Cecil Sharp

Cecil Sharp

Cecil James Sharp (22 November 1859 – 23 June 1924) was the founding father of the folklore revival in England in the early twentieth century, and many of England's traditional dances and music owe their continuing existence to his work in recording and publishing them.

Early life

Sharp was born at Denmark Hill, London, his father was a slate merchant, much interested in archaeology, architecture, old furniture, and music. His mother, Jane Bloyd, was also a music-lover. Sharp was educated at Uppingham, but left at 15 and was privately coached for the University of Cambridge, where he rowed in the Clare College boat and graduated B.A. in 1882.

In Australia

It was necessary for him to find work and Sharp decided to try Australia. He arrived in Adelaide in November 1882 and early in 1883 obtained a position as a clerk in the Commercial Bank of South Australia. He read some law, and in April 1884 became associate to the chief justice, Sir Samuel James Way. He held this position until 1889 when he resigned and gave his whole time to music. He had become assistant organist at St Peter's cathedral soon after he arrived, and had been conductor of the government house choral society and the cathedral choral society. Later on he became conductor of the Adelaide Philharmonic, and in 1889 entered into partnership with I. G. Reimann as joint director of the Adelaide school of music. He was very successful as a lecturer but about the middle of 1891 the partnership was dissolved. The school was continued under Reimann, and in 1898 developed into the Elder conservatorium of music in connexion with the university. Sharp had made many friends and an address with over 300 signatures asked him to continue his work at Adelaide, but he decided to return to England and arrived there in January 1892. During his stay in Adelaide he composed the music for two light operas, "Sylvia", which was produced at the Theatre Royal Adelaide, on 4 December 1890, and "The Jonquil". The libretto in each case was written by Guy Boothby. He also wrote the music for some nursery rhymes which were sung by the cathedral choral society.

Return to England

Sharp taught and composed music. Because music pedagogy of his time originated from Germany and was entirely based on tunes from German folk music, Sharp, as a music teacher, became interested in the vocal and instrumental (dance) folk music of the British Isles, especially the tunes. He felt that speakers of English (and the other languages spoken in Britain and Ireland) ought to become acquainted with the patrimony of melodic expression that had grown up in the various regions there. Sharp became interested in traditional English dance when he saw a group of Morris dancers at the village of Headington Quarry, just outside Oxford, at Christmas 1899. At this time, Morris dancing was almost extinct, and the interest generated by Sharp's notations kept the tradition alive.

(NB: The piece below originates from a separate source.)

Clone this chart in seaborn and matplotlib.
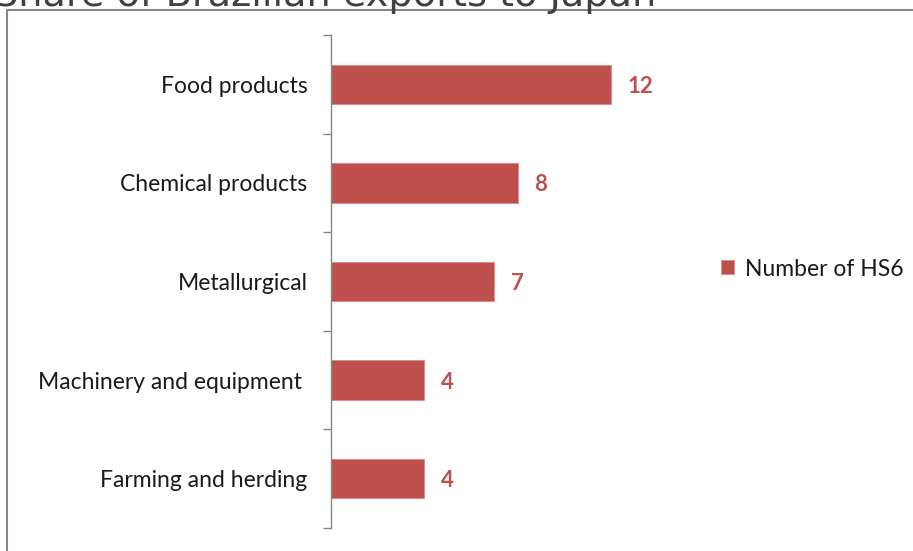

The revival of the Morris dances started when Mary Neal, the organiser of the Esperance Girls' Club in London, used Sharp's (then unpublished) notations to teach the traditional dances to the club's members in 1905. Their enthusiasm for the dances persuaded Sharp to publish his notations in the form of his "Morris Books", starting in 1907.

Between 1911 and 1913 Sharp published a three-volume work, "The Sword Dances of Northern England", which described the obscure and near-extinct Rapper sword dance of Northumbria and Long Sword dance of Yorkshire. This led to the revival of both traditions in their home areas, and later elsewhere.

At a time when state-sponsored mass public schooling was in its infancy, Sharp published song books intended for use by teachers and children in the then-being-formulated music curriculum. These song books often included arrangements of songs he had collected with piano accompaniment composed by Sharp himself, arrangements intended for choral singing. Although, it has been alleged that had they heard them, traditional singers (who in England virtually always sang a cappella) might well have found Sharp's piano parts distracting, the arrangements with piano accompaniment did help Sharp in his goal disseminating the sound of English folk melodies to children in schools, thus acquainting them with their national musical heritage.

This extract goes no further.